Continuing the theme of lost romance, this track urges you to turn back before the burning bridge is gone and sounds like a lover's plea for one last chance at love.

So you're on youre own,
Looking down the road,
That goes only by one name,
And you don't need the signs,
To see lonely still runs both ways,

Track 10, "Poor Old Heart" has a real sense of urgency about it. As I listen to this disc I can almost see someone I love packing their bags. As we approach the end, time seems to be running out on something special.

I don't know that I will ever trust again
It's a price I must pay for all my sins
Time has changed me and left me full of doubt
And my heart may be lost never to be found
Add in a nice, understated banjo solo and you have a track that's a definite keeper.

Track 11, "Doesn't Have To Be This Way" is all about the band. The virtuosity of Union Station and Alison's fiddling really carry this sad track.

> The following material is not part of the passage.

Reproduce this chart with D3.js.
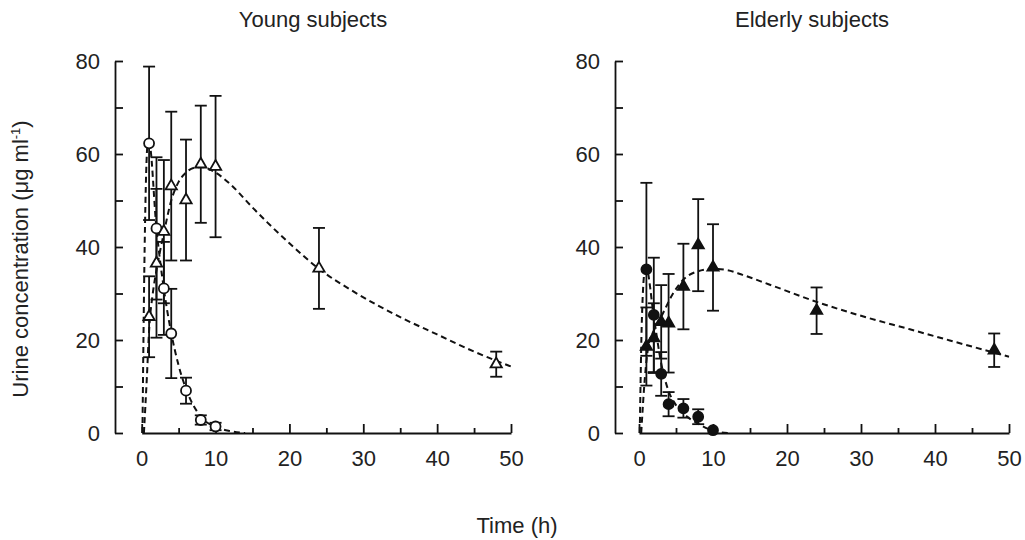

As a wise man once said, "Country Music. The music of pain." and listening to this album, you're going to realize Alison understands that too. This might be the saddest track on the album.

Track 12 picks up the intensity and is another with Tyminsky singing the lead. Where the last track was sad and melancholy, this track is more angry. The deeper into this album you go, the more you hear an argument between a sad woman and an angry man in the alternating songs of Alison Krauss and Dan Tyminsky.

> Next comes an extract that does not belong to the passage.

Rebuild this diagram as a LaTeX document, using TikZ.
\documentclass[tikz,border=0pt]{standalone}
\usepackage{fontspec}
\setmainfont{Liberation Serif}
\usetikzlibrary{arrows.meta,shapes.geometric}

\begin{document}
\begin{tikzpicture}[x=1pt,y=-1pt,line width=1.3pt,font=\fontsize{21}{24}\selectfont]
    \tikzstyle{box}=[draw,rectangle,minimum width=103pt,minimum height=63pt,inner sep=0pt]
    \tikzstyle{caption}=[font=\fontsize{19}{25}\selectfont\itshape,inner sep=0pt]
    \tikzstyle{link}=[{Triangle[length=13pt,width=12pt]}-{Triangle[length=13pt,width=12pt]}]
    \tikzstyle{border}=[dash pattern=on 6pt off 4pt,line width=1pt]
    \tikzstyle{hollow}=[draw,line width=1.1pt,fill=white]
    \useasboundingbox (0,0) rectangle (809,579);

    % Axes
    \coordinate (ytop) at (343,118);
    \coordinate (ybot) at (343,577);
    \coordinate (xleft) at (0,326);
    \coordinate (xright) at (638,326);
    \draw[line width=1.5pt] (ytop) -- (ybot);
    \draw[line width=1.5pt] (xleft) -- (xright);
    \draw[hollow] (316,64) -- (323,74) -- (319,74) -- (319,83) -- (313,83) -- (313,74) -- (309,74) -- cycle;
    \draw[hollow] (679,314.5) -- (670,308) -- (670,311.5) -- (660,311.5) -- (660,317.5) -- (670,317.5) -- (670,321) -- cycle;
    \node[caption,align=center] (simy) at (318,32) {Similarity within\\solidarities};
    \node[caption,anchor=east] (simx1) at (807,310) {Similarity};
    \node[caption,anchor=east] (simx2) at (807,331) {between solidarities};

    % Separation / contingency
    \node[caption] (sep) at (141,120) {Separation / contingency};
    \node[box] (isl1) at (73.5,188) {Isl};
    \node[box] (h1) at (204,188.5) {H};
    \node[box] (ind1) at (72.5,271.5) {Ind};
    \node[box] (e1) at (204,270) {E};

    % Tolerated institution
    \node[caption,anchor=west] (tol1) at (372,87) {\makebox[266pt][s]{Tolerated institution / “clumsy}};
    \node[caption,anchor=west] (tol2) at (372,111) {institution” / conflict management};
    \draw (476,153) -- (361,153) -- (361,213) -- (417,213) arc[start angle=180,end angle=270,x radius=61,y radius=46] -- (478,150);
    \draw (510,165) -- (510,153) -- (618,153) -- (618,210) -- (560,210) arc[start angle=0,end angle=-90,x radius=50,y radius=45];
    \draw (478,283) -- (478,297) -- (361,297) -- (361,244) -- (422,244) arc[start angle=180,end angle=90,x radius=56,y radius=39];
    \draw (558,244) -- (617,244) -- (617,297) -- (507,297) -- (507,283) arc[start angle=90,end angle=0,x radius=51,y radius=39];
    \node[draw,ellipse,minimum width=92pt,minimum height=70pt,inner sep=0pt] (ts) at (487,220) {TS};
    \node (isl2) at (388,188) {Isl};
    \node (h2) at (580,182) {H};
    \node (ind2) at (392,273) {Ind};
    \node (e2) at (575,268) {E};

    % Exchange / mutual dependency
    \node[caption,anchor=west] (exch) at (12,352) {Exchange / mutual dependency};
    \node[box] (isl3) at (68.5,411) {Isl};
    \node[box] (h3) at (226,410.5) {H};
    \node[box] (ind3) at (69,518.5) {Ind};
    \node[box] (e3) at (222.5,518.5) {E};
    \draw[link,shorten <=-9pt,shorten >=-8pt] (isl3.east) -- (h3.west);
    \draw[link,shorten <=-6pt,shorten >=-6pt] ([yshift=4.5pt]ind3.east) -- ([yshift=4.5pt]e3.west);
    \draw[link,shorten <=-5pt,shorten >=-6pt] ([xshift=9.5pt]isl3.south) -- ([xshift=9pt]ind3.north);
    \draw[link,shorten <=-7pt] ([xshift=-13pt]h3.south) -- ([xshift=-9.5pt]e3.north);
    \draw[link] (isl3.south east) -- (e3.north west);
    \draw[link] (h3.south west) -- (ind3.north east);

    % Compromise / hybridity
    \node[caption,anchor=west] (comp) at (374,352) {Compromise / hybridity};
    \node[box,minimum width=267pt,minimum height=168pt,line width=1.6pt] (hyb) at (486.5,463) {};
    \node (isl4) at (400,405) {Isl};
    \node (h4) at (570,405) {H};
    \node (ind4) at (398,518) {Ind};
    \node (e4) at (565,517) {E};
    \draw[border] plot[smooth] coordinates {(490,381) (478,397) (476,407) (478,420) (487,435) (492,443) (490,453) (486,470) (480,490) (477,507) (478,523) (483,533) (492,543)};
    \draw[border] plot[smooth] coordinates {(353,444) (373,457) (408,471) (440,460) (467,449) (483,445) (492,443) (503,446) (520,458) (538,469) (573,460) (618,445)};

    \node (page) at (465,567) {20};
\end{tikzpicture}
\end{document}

Not sure I've ever heard of a Bluegrass concept album before. But that might be just what this is.

Track 13, "If I Didn't Know Any Better" has a sense of finality to it, closing the door on any hope of reconciliation. A surprisingly upbeat song, it mixes in just enough melancholy to give a feeling we've all had: its over, but its for the best.

Track 14, "A Living Prayer" serves as something of a coda to the album and is a straight-up gospel song. Alison Krauss and Union Station have deep gospel roots and show them off on just about every album.

This track was nominated for Best Bluegrass Recorded Track of the year by the Gospel Music Association.


So much country music is really pop wearing cowboy boots, as formulaic and polished as all other forms of pop music, so anytime you get a chance to hear the real deal, a country band that would have been at at home opening for Hank Williams, you should treat yourself.